• Written instruction:
In the material below, find each line holding the string "this" and copy it.

• Source records:
^^^^^^^^

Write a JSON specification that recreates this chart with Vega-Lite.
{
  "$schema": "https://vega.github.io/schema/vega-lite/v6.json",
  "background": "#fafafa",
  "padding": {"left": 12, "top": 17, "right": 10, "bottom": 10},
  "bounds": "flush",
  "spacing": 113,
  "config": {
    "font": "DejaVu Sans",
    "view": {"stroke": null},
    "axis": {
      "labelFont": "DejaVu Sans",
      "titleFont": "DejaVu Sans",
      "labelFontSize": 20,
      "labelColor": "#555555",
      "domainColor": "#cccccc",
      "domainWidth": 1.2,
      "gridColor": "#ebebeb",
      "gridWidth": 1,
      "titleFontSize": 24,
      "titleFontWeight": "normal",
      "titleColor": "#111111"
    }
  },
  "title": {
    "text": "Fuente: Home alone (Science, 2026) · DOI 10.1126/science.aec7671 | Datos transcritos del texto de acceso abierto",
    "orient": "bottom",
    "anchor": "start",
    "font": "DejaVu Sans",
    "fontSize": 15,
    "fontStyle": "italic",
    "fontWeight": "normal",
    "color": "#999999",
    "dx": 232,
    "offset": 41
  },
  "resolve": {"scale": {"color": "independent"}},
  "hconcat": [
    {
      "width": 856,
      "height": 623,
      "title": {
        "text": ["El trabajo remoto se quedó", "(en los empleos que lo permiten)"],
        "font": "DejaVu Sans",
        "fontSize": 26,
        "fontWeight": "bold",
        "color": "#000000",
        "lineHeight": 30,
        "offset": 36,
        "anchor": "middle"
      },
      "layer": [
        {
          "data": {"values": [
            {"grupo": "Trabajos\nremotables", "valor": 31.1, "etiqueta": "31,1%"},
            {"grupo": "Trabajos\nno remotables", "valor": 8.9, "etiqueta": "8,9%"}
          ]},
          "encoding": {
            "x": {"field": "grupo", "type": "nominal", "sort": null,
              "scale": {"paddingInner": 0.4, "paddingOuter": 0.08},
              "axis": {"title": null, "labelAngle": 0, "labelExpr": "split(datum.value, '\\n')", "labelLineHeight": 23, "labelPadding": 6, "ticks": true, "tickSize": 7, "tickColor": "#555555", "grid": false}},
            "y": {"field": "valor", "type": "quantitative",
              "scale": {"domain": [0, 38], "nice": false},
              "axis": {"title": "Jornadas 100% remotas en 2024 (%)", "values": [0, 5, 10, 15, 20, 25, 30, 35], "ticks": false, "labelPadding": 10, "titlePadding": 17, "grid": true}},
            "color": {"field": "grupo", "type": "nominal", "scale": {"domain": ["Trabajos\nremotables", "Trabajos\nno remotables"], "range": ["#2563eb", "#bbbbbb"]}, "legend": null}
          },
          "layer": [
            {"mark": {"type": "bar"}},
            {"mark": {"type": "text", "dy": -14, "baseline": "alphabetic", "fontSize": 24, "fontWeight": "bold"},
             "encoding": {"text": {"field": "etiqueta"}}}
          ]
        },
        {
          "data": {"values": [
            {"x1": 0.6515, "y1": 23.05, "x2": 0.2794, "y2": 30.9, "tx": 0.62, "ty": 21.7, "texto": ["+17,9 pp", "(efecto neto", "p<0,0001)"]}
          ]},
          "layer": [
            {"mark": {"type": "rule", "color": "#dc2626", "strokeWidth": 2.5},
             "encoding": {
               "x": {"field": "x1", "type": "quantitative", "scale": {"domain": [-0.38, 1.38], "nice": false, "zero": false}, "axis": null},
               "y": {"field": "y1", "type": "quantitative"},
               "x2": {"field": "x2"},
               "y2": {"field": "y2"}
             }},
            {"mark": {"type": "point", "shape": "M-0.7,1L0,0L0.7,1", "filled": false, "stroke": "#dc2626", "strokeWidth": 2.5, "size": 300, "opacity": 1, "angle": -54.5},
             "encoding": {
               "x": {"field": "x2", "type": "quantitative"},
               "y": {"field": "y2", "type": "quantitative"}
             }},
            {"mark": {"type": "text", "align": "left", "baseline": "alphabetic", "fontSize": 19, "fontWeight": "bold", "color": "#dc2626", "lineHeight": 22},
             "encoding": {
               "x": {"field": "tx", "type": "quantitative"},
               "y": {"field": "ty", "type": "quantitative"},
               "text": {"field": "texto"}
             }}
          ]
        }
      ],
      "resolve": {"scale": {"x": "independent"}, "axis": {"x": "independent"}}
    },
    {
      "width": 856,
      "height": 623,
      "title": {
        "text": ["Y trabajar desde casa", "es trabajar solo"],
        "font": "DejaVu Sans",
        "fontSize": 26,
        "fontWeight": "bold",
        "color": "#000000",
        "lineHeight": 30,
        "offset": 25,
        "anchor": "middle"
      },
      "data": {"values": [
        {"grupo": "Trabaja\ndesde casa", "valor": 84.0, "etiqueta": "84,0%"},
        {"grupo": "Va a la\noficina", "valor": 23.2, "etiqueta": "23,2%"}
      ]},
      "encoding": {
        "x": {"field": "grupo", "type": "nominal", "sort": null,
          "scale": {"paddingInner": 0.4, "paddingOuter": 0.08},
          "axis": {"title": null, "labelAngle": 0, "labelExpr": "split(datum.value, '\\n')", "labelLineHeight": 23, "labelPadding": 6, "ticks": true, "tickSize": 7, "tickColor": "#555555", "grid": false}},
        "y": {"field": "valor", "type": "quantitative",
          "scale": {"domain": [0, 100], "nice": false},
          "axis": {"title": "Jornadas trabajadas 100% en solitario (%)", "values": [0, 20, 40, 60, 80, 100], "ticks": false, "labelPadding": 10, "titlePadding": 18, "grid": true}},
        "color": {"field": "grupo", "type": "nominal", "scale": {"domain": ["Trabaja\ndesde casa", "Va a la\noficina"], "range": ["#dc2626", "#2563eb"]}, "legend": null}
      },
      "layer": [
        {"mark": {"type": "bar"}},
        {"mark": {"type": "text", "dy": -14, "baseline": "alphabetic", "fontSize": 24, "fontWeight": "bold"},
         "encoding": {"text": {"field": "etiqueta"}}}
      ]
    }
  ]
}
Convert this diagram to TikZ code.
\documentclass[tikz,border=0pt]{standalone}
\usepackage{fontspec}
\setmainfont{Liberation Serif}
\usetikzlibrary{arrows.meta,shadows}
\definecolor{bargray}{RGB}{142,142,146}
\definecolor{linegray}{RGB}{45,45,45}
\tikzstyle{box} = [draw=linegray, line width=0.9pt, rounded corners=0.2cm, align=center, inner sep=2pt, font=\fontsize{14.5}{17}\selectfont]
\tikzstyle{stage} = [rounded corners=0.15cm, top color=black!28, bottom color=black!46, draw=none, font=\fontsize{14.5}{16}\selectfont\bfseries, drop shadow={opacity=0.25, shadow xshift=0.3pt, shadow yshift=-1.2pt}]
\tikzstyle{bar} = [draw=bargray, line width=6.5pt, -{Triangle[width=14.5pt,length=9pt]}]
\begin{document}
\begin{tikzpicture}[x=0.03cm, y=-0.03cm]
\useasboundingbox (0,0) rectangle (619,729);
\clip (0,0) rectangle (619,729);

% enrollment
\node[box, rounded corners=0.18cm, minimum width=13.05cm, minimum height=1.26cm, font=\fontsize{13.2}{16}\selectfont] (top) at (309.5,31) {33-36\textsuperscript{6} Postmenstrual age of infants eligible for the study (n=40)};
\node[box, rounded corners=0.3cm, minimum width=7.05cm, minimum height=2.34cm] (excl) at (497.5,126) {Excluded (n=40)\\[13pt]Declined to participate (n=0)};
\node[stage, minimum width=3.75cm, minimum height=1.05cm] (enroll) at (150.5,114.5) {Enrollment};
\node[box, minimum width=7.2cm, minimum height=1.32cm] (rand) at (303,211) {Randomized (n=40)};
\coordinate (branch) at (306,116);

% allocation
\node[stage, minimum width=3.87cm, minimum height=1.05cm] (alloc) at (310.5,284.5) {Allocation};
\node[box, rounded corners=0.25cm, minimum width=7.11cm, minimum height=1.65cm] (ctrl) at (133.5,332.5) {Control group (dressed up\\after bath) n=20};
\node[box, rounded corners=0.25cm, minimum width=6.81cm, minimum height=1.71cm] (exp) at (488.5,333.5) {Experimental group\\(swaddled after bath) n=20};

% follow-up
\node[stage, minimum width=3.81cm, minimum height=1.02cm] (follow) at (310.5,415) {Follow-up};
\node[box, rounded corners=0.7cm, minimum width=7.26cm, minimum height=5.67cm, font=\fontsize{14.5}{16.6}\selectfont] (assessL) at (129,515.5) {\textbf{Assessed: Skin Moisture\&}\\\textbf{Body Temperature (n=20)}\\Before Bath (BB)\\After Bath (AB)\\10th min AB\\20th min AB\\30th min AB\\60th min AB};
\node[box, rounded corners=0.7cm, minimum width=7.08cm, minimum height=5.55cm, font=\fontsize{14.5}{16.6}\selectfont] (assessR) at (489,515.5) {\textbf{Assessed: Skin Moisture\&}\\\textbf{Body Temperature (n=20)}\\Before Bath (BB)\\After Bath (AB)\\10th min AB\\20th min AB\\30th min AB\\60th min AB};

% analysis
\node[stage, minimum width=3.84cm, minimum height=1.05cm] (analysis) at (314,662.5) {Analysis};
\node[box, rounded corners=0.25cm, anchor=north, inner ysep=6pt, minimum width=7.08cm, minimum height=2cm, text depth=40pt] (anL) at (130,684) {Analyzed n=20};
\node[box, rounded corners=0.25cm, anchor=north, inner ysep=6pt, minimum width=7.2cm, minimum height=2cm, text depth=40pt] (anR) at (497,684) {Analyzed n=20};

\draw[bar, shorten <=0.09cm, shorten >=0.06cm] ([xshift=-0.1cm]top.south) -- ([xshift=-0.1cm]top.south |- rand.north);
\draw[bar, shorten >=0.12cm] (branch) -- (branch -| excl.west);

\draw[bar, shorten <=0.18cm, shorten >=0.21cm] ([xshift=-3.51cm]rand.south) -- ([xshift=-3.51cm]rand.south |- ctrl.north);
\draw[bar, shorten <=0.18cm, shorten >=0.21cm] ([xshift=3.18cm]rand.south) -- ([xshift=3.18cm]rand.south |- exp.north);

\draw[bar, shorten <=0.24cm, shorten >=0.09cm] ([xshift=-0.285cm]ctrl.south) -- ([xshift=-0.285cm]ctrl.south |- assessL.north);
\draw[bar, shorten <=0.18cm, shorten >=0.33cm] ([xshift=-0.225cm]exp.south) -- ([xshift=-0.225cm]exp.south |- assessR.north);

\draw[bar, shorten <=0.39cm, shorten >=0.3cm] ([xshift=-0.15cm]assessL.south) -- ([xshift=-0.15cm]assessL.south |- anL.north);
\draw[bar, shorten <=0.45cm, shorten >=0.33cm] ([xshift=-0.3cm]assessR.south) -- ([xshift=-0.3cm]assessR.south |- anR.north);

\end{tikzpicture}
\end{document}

^^^^^^^^

• Finished exercise:
Write a JSON specification that recreates this chart with Vega-Lite.
Convert this diagram to TikZ code.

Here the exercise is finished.